"Belanda masih jauh" kiranya menjadi kalimat yang tepat dalam menggambarkan atmosfer politik akan Pilgub DKI Jakarta tahun 2017 mendatang, namun realita menggambarkan bahwa Ahok atau sapaan akrab Basuki Tjahaja Purnama yang saat ini masih menjabat Gubernur DKI Jakarta sebagai pemenangnya. Ibarat kompetisi sepakbola liga Inggris, Ahok layaknya klub yang menjuarai paruh musim dan banyak supertisi atau tahayul beredar bahwa klub tersebut akan menjadi juara liga.
Hal ini diperkuat sampai sekarang elektabilitas Ahok masih tertinggi berdasarkan hasil survey lembaga yang dipublish ke publik oleh media, ditambah lagi Ahok bersama Heru yang didaulat sebagai wakilnya nanti merupakan calon independen. Langkah yang Ahok ambil bisa dikatakan sebuah perjudian, namun fakta di lapangan tidak dapat disanggah dulangan dukungan masyarakat melalui Teman Ahok terus bergulir kepadanya. Elektabilitas tinggi terhadap calon independen dari pandangan Penulis bukanlah didasari indikasi menurunnya kepercayaan publik terhadap partai politik, tetapi lebih kepada tidak ada calon lain yang lebih kompeten ketimbang dari bagaimana kinerja Ahok selama ini buktikan.
Disini Penulis berbicara secara logika, jika pembaca amati para bakal calon yang saat ini berusaha mati-matian agar didukung parpol maju untuk Pilgub DKI maka siapa yang punya peluang besar mengalahkan elektabilitas Ahok? Penulis katakan tidak ada. Mungkin saja ada dari mereka yang memiliki keunggulan maupun pamor di bidang tertentu diatas Ahok, tetapi apakah masyarakat DKI Jakarta sebegitu bodohnya memilih mereka dengan persaingan tidak sehat yang digaungkannya.
Upaya-upaya menjatuhkan elektabilitas Ahok silih berganti, dari wacana menaikkan syarat calon independen, menilai buruknya tata krama Ahok miliki, mempertanyakan asal usul dan motiv Teman Ahok, kasus Sumber Waras, sampai isu SARA tak pelak digunakan. Cara-cara pengecut karena kesemuanya berkoar dibalik layar ketimbang berupaya menarik simpati masyarakat DKI Jakarta secara sehat. Alangkah teramat bodoh bilamana ada parpol yang mendukung bakal calon yang menggunakan cara tersebut, image yang diberikan tentu akan berpengaruh kepada bentuk antipati masyarakat baik kepada bakal calon dan parpol itu sendiri. Lalu bagaimana mungkin mereka bisa menang?

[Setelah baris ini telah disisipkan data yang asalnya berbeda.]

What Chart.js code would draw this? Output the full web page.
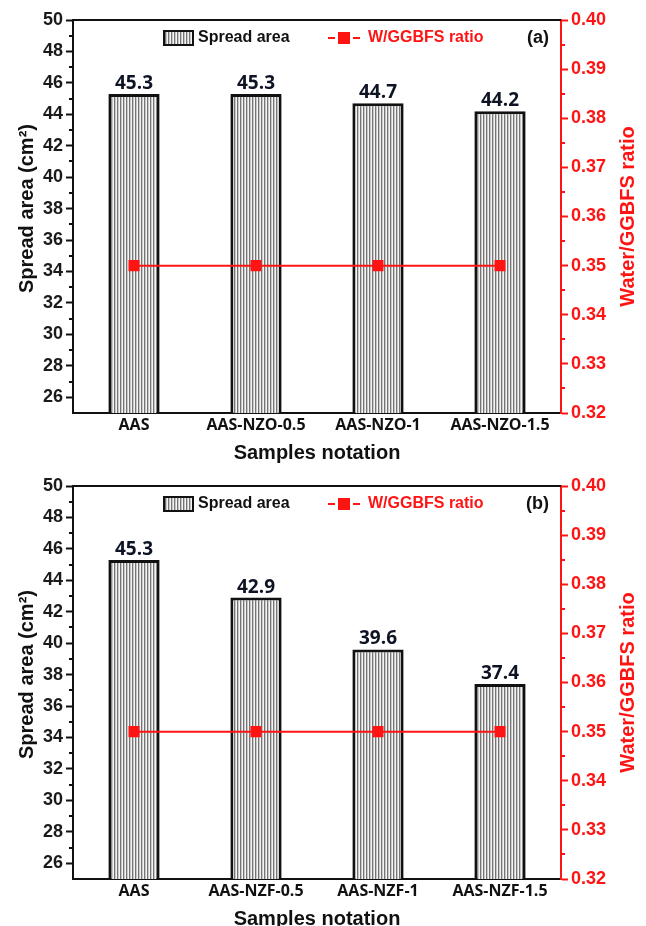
<!DOCTYPE html>
<html>
<head>
<meta charset="utf-8">
<script src="https://cdn.jsdelivr.net/npm/chart.js@4.4.1/dist/chart.umd.min.js"></script>
<style>
  html, body { margin: 0; padding: 0; background: #fff; }
  #wrap { position: relative; width: 646px; height: 926px; }
  .panel { position: absolute; left: 0; width: 646px; height: 463px; }
</style>
</head>
<body>
<div id="wrap">
  <div class="panel" style="top:0"><canvas id="chartA" width="646" height="463"></canvas></div>
  <div class="panel" style="top:463px"><canvas id="chartB" width="646" height="463"></canvas></div>
</div>
<script>
// Sample names for each panel
const samplesA = ['AAS', 'AAS-NZO-0.5', 'AAS-NZO-1', 'AAS-NZO-1.5'];
const samplesB = ['AAS', 'AAS-NZF-0.5', 'AAS-NZF-1', 'AAS-NZF-1.5'];

// Spread area (cm²)
const spreadA = [45.3, 45.3, 44.7, 44.2];
const spreadB = [45.3, 42.9, 39.6, 37.4];

// Water / GGBFS ratio
const ratioA = [0.35, 0.35, 0.35, 0.35];
const ratioB = [0.35, 0.35, 0.35, 0.35];

// Axis ticks
const leftTicks = [26, 28, 30, 32, 34, 36, 38, 40, 42, 44, 46, 48, 50];
const leftMinor = [27, 29, 31, 33, 35, 37, 39, 41, 43, 45, 47, 49];
const rightTicks = [0.32, 0.33, 0.34, 0.35, 0.36, 0.37, 0.38, 0.39, 0.40];
const rightMinor = [0.325, 0.335, 0.345, 0.355, 0.365, 0.375, 0.385, 0.395];

const RED = '#ff1414';
const INK = '#111111';
const ARIAL = "'Liberation Sans', Arial, sans-serif";
const CALI = "'Open Sans', 'Noto Sans', sans-serif";

// Vertical-stripe fill for the bars
function stripePattern() {
  const c = document.createElement('canvas');
  c.width = 3; c.height = 4;
  const g = c.getContext('2d');
  g.fillStyle = '#f4f4f4'; g.fillRect(0, 0, 3, 4);
  g.fillStyle = '#757575'; g.fillRect(0, 0, 1, 4);
  g.fillStyle = '#c8c8c8'; g.fillRect(1, 0, 1, 4);
  return g.createPattern(c, 'repeat');
}

// Minor ticks, top frame line, value labels, legend, axis titles
const decorPlugin = {
  id: 'decor',
  afterDatasetsDraw(chart, args, opts) {
    const ctx = chart.ctx;
    const area = chart.chartArea;
    const yL = chart.scales.y, yR = chart.scales.y1;
    ctx.save();

    // top frame
    ctx.strokeStyle = INK; ctx.lineWidth = 2;
    ctx.beginPath(); ctx.moveTo(area.left - 1, area.top); ctx.lineTo(area.right, area.top); ctx.stroke();

    // minor ticks
    ctx.lineWidth = 2;
    ctx.strokeStyle = INK;
    leftMinor.forEach(v => {
      const p = Math.round(yL.getPixelForValue(v));
      ctx.beginPath(); ctx.moveTo(area.left, p); ctx.lineTo(area.left - 4, p); ctx.stroke();
    });
    ctx.strokeStyle = RED;
    rightMinor.forEach(v => {
      const p = Math.round(yR.getPixelForValue(v));
      ctx.beginPath(); ctx.moveTo(area.right, p); ctx.lineTo(area.right + 4, p); ctx.stroke();
    });

    // bar value labels
    const barMeta = chart.getDatasetMeta(1);
    const vals = chart.data.datasets[1].data;
    ctx.fillStyle = '#0e1424';
    ctx.font = 'bold 19px ' + CALI;
    ctx.textAlign = 'center';
    ctx.textBaseline = 'alphabetic';
    barMeta.data.forEach((bar, i) => {
      ctx.fillText(vals[i].toFixed(1), bar.x, bar.y - 5);
    });

    // legend
    const ly = area.top + 18;
    const bx = area.left + 91;
    ctx.fillStyle = stripePattern();
    ctx.fillRect(bx, ly - 7, 29, 14);
    ctx.strokeStyle = INK; ctx.lineWidth = 2;
    ctx.strokeRect(bx, ly - 7, 29, 14);
    ctx.fillStyle = INK;
    ctx.font = 'bold 16px ' + ARIAL;
    ctx.textAlign = 'left'; ctx.textBaseline = 'middle';
    ctx.fillText('Spread area', bx + 34, ly);

    const rx = area.left + 255;
    ctx.strokeStyle = RED; ctx.lineWidth = 2;
    ctx.beginPath(); ctx.moveTo(rx, ly); ctx.lineTo(rx + 7, ly); ctx.stroke();
    ctx.beginPath(); ctx.moveTo(rx + 25, ly); ctx.lineTo(rx + 32, ly); ctx.stroke();
    ctx.fillStyle = RED;
    ctx.fillRect(rx + 10, ly - 6, 12, 12);
    ctx.font = 'bold 16px ' + ARIAL;
    ctx.fillText('W/GGBFS ratio', rx + 40, ly);

    ctx.fillStyle = INK;
    ctx.font = 'bold 18px ' + ARIAL;
    ctx.textAlign = 'right';
    ctx.fillText(opts.tag, area.right - 12, ly);

    // axis titles
    const midY = (area.top + area.bottom) / 2;
    ctx.font = 'bold 20px ' + ARIAL;
    ctx.textAlign = 'center'; ctx.textBaseline = 'middle';
    ctx.fillStyle = INK;
    ctx.fillText('Samples notation', (area.left + area.right) / 2, area.bottom + 40);

    ctx.save();
    ctx.translate(27, midY - 8);
    ctx.rotate(-Math.PI / 2);
    ctx.fillText('Spread area (cm\u00B2)', 0, 0);
    ctx.restore();

    ctx.save();
    ctx.fillStyle = RED;
    ctx.translate(area.right + 67, midY);
    ctx.rotate(-Math.PI / 2);
    ctx.fillText('Water/GGBFS ratio', 0, 0);
    ctx.restore();

    ctx.restore();
  }
};

function makeChart(id, labels, spread, ratio, tag, padTop, xHeight) {
  return new Chart(document.getElementById(id), {
    data: {
      labels: labels,
      datasets: [
        {
          type: 'line',
          label: 'W/GGBFS ratio',
          data: ratio,
          yAxisID: 'y1',
          order: 0,
          borderColor: RED,
          borderWidth: 2,
          backgroundColor: RED,
          pointStyle: 'rect',
          pointRadius: 7.8,
          pointBorderWidth: 0,
          pointBackgroundColor: RED,
          tension: 0
        },
        {
          type: 'bar',
          label: 'Spread area',
          data: spread,
          yAxisID: 'y',
          order: 1,
          backgroundColor: stripePattern(),
          borderColor: INK,
          borderWidth: 3,
          barPercentage: 0.42,
          categoryPercentage: 1
        }
      ]
    },
    options: {
      responsive: false,
      animation: false,
      events: [],
      layout: { padding: { top: padTop, left: 0, right: 0, bottom: 0 } },
      plugins: {
        legend: { display: false },
        tooltip: { enabled: false },
        decor: { tag: tag }
      },
      scales: {
        x: {
          type: 'category',
          offset: true,
          afterFit: s => { s.height = xHeight; },
          grid: { display: false, drawTicks: false },
          border: { display: true, color: INK, width: 2 },
          ticks: {
            color: INK,
            padding: 3,
            maxRotation: 0,
            autoSkip: false,
            font: { family: CALI, size: 16, weight: 'bold' }
          }
        },
        y: {
          type: 'linear',
          position: 'left',
          min: 25, max: 50,
          afterBuildTicks: s => { s.ticks = leftTicks.map(v => ({ value: v })); },
          afterFit: s => { s.width = 73; },
          grid: { drawOnChartArea: false, drawTicks: true, tickLength: 7, tickWidth: 2, tickColor: INK },
          border: { display: true, color: INK, width: 2 },
          ticks: {
            autoSkip: false,
            color: '#1a1a1a',
            padding: 3,
            font: { family: ARIAL, size: 18, weight: 'bold' }
          }
        },
        y1: {
          type: 'linear',
          position: 'right',
          min: 0.32, max: 0.40,
          afterBuildTicks: s => { s.ticks = rightTicks.map(v => ({ value: v })); },
          afterFit: s => { s.width = 85; },
          grid: { drawOnChartArea: false, drawTicks: true, tickLength: 7, tickWidth: 2, tickColor: RED },
          border: { display: true, color: RED, width: 2 },
          ticks: {
            autoSkip: false,
            color: RED,
            padding: 3,
            font: { family: ARIAL, size: 18, weight: 'bold' },
            callback: v => Number(v).toFixed(2)
          }
        }
      }
    },
    plugins: [decorPlugin]
  });
}

makeChart('chartA', samplesA, spreadA, ratioA, '(a)', 20, 50);
makeChart('chartB', samplesB, spreadB, ratioB, '(b)', 23, 47);
</script>
</body>
</html>
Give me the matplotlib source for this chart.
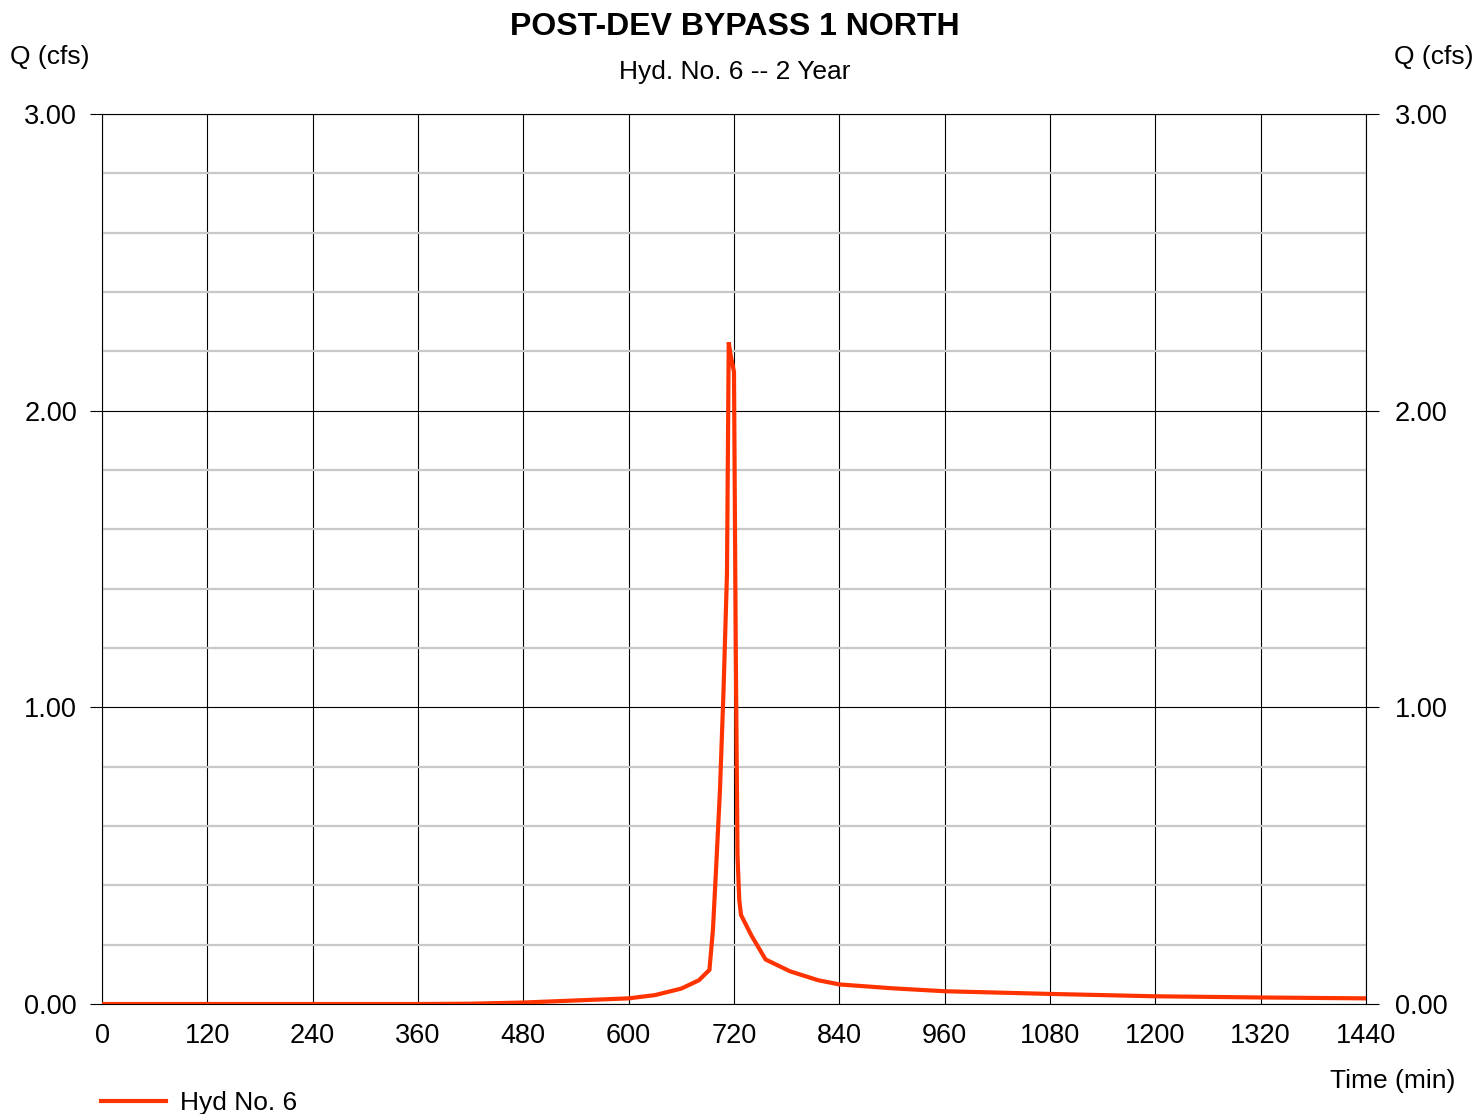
import matplotlib.pyplot as plt
from matplotlib.ticker import MultipleLocator

plt.rcParams['font.family'] = ['Liberation Sans', 'DejaVu Sans']

# Hydrograph ordinates, time in minutes, flow in cfs
time_min = [0, 120, 240, 360, 420, 480, 540, 600, 630, 660, 680, 692, 696, 700,
            704, 708, 712, 714, 716, 718, 720, 722, 724, 726, 728, 740, 756,
            784, 816, 840, 900, 960, 1080, 1200, 1320, 1440]
flow_cfs = [0.0, 0.0, 0.0, 0.0, 0.001, 0.005, 0.012, 0.019, 0.03, 0.052, 0.08,
            0.115, 0.25, 0.48, 0.72, 1.05, 1.45, 2.23, 2.19, 2.16, 2.13, 1.20,
            0.50, 0.35, 0.30, 0.23, 0.15, 0.11, 0.08, 0.066, 0.053, 0.043,
            0.034, 0.026, 0.022, 0.019]

x_ticks = [0, 120, 240, 360, 480, 600, 720, 840, 960, 1080, 1200, 1320, 1440]
y_ticks = [0, 1, 2, 3]

fig = plt.figure(figsize=(14.76, 11.14), dpi=100)
ax = fig.add_axes([102 / 1476, 110 / 1114, 1264 / 1476, 890 / 1114])

ax.plot(time_min, flow_cfs, color='#ff3300', lw=3.0, label='Hyd No. 6',
        solid_joinstyle='miter', zorder=3)

ax.set_xlim(0, 1440)
ax.set_ylim(0, 3)
ax.set_xticks(x_ticks)
ax.set_yticks(y_ticks)
ax.set_yticklabels([f'{v:.2f}' for v in y_ticks])
ax.yaxis.set_minor_locator(MultipleLocator(0.2))

ax.grid(which='major', color='black', lw=0.8)
ax.grid(which='minor', axis='y', color='#c8c8c8', lw=1.6)
ax.set_axisbelow(True)

for s in ax.spines.values():
    s.set_color('black')
    s.set_linewidth(0.8)

ax.tick_params(axis='x', which='both', length=0, pad=14, labelsize=19.5)
ax.tick_params(axis='y', which='major', length=9, width=0.8, pad=9,
               labelsize=19.5, left=True, right=True, labelright=True)
ax.tick_params(axis='y', which='minor', length=0)
# right-hand labels sit a little further out
for t in ax.yaxis.get_major_ticks():
    t.label2.set_x(1.003)

fig.text(735 / 1476, 1 - 27 / 1114, 'POST-DEV BYPASS 1 NORTH', ha='center',
         va='center', fontsize=23, fontweight='bold')
fig.text(735 / 1476, 1 - 72 / 1114, 'Hyd. No. 6 -- 2 Year', ha='center',
         va='center', fontsize=19)
fig.text(10 / 1476, 1 - 57 / 1114, 'Q (cfs)', ha='left', va='center',
         fontsize=19)
fig.text(1474 / 1476, 1 - 57 / 1114, 'Q (cfs)', ha='right', va='center',
         fontsize=19)
fig.text(1455 / 1476, 1 - 1081 / 1114, 'Time (min)', ha='right',
         va='center', fontsize=19)

ax.legend(loc='center left', bbox_to_anchor=(101 / 1476, 1 - 1103 / 1114),
          bbox_transform=fig.transFigure, frameon=False, fontsize=19,
          borderpad=0, borderaxespad=0, handlelength=2.45, handletextpad=0.55)

fig.savefig('out.png', dpi=100)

Memang elektabilitas dari hasil survey hanyalah sejumlah angka berdasarkan statistik semata, akan tetapi bersikap layaknya kebakaran jenggot gegara Ahok menjadi dagelan bahwa segelintir pihak ternyata masih belum mampu menunjukkan kedewasaanya dalam kehidupan berdemokrasi. Mirisnya sikap-sikap tersebutlah yang banyak menghiasi media yang dinilai menjadi sesuatu yang menjual, kontroversi dan sensasi memberikan keuntungan bagi segelintir pihak namun sangatlah merugikan bagi upaya mendidik masyarakat agar smart. Penulis berpendapat jalan menuju Pilgub DKI kiranya masih panjang dan segala sesuatunya masih mungkin bisa terjadi, siapa pun seharusnya dapat menjaga sikap bukan malah layaknya cacing kepanasan mempertunjukkan kekanakan mereka dan Jakarta butuh figur pemimpin yang mau bekerja bukannya bocah. Demikian artikel Penulis, mohon maaf bilamana ada kekurangan dikarenakan kekurangan milik Penulis pribadi. Terima kasih.